Jake: You’ve ruined it again, Bill. Just thinking about other revolutions, let’s just take railroads for instance. Talk about changing the world in a way that how– your competition before that was putting it on a wagon and a horse pulling it across the country. And now, you can move it at a scale that was just like the energy required per pound of movement and distance was just a complete phase change. That’s become ho-hum eventually.

Bill: That was a terrible industry for a long, long time [crosstalk] had some regulation in there.

[crosstalk]

Tobias: But to be fair, it’s still the most efficient way of doing it. We haven’t got any better than that.

Jake: Let’s say airplanes as a thing of moving freight now. Okay, not as energy efficient, but all of a sudden, the world just gets incredibly smaller. That is a phase change of amazing proportions to changing the world of humanity and how do we exist. I don’t feel the same like awe, at like– [crosstalk]

Bill: Oh, you being a Luddite.

Jake: Hold on. Now I can sell my [crosstalk] on it or something.

Bill: Oh, you’re such a hater.

Jake: I could buy a partial interest in an old Camaro. This is fucking changing the world.

Bill: You such a hater, bro. What about– [crosstalk] the Michael Jordan card, man. It’s scarce. There never will be another card printed on-

Tobias: They’ll never print another one.

Bill: -cardboard that people value. You need fractional interest in that card.

Jake: Okay. All these other things were so amazing and became humdrum. Why is it so hard to imagine that these amazing things also don’t become humdrum at some scale?

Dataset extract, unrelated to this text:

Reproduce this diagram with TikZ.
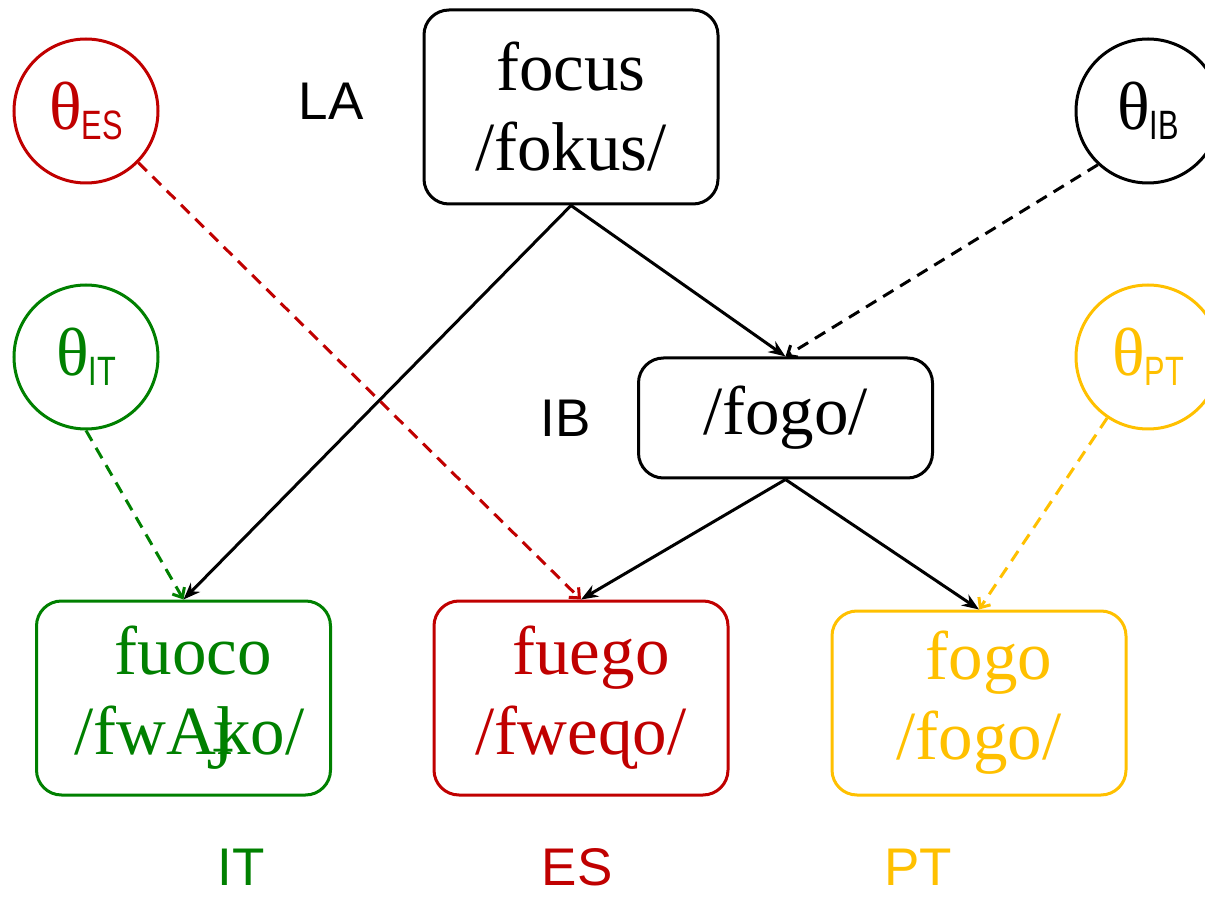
\documentclass[tikz,border=0pt]{standalone}
\usepackage{fontspec}
\setmainfont{Liberation Serif}
\setsansfont{Liberation Sans}
\newfontfamily\subsans[FakeStretch=0.75]{Liberation Sans}
\usetikzlibrary{arrows.meta}
\definecolor{itgreen}{RGB}{0,128,0}
\definecolor{esred}{RGB}{192,0,0}
\definecolor{ptgold}{RGB}{255,192,0}
\newcommand{\thsub}[1]{θ\raisebox{-5pt}{\subsans\fontsize{20.5}{22}\selectfont #1}}

\tikzset{
  word/.style={draw, rounded corners=12.5pt, line width=1.5pt, minimum width=147pt,
    minimum height=97pt, align=center, inner sep=0pt, font=\fontsize{34.5}{40}\selectfont},
  param/.style={draw, circle, line width=1.5pt, minimum size=72pt, inner sep=0pt,
    font=\fontsize{34}{40}\selectfont},
  lang/.style={inner sep=0pt, font=\sffamily\fontsize{26.5}{30}\selectfont},
  descent/.style={line width=1.5pt, -{Stealth[length=8.5pt,width=6.5pt]}},
  bias/.style={line width=1.5pt, dash pattern=on 6pt off 4pt,
    -{Straight Barb[length=4pt,width=7pt]}}
}

\begin{document}
\begin{tikzpicture}[x=0.5pt,y=-0.5pt]
\useasboundingbox (0,0) rectangle (1205,898);
% proto-forms
\node[word] (latin) at (571,107) {focus\\/fokus/};
\node[word, minimum height=60pt] (iberian) at (785.5,418) {/fogo/};
\node[lang] (la) at (331,101) {LA};
\node[lang] (ib) at (566,418) {IB};
% daughters
\node[word, itgreen] (italian) at (183.5,698) {\kern10pt fuoco\\\kern6pt/fwA\makebox[0pt][l]{\kern-2pt ɟ}ko/};
\node[word, esred] (spanish) at (581,698) {\kern10pt fuego\\/fweɋo/};
\node[word, ptgold, minimum height=92pt] (portuguese) at (979,703) {\kern10pt fogo\\/fogo/};
\node[lang, itgreen] (it) at (241,867) {IT};
\node[lang, esred] (es) at (577,867) {ES};
\node[lang, ptgold] (pt) at (918,867) {PT};
% parameters
\node[param, esred] (thES) at (86,111) {\thsub{ES}};
\node[param] (thIB) at (1148,111) {\thsub{IB}};
\node[param, itgreen] (thIT) at (86,357) {\thsub{IT}};
\node[param, ptgold] (thPT) at (1148,357) {\thsub{PT}};
% inheritance
\draw[descent] (latin.south) -- (italian.north);
\draw[descent] (latin.south) -- (iberian.north);
\draw[descent] (iberian.south) -- (spanish.north);
\draw[descent] (iberian.south) -- (portuguese.north);
\draw[bias, esred] (thES) -- (spanish.north);
\draw[bias] (thIB.-133) -- (iberian.north);
\draw[bias, itgreen] (thIT.south) -- (italian.north);
\draw[bias, ptgold] (thPT) -- (portuguese.north);
\end{tikzpicture}
\end{document}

Bill: It’s not. Where I think there’s some legitimacy in the argument. First thing you touched on is airplanes. A sufficient condition is not that there is a duopoly, because if that was a sufficient condition, Boeing and Airbus would print cash all day, and they don’t. That does not guarantee economic profits that are outsized. So then, I get to Dorsey’s, well, it’s really like a relative scale advantage that you need to look at. If the first player is way bigger than the second and third, that’s where the economics can accrue. That’s where I do understand some of this like really go nuts and build scale today because if you can shower people in the stock comp, and you can get all the best engineers, then maybe you can actually create this network effect where you are truly the biggest and no one can penetrate. I guess that can work. I just don’t have the skills to know when and where and how much to pay.

Jake: Back to our base rates. I think it’s totally possible that there’s lots of those in there but it’s not all of these, and they’re priced as if they’re all going to get it and win. That I think is going against the base rate that you could probably expect.

Bill: You think it’s going to be like DC versus Avengers when the TAMs collide?

[chuckles]

Tobias: Gee, I hope there’s some more [crosstalk] superhero movies this year. I haven’t seen enough of those.

Jake: Yeah, right.

Bill: You’ll get them. Disney is going to crank them out. Don’t you worry.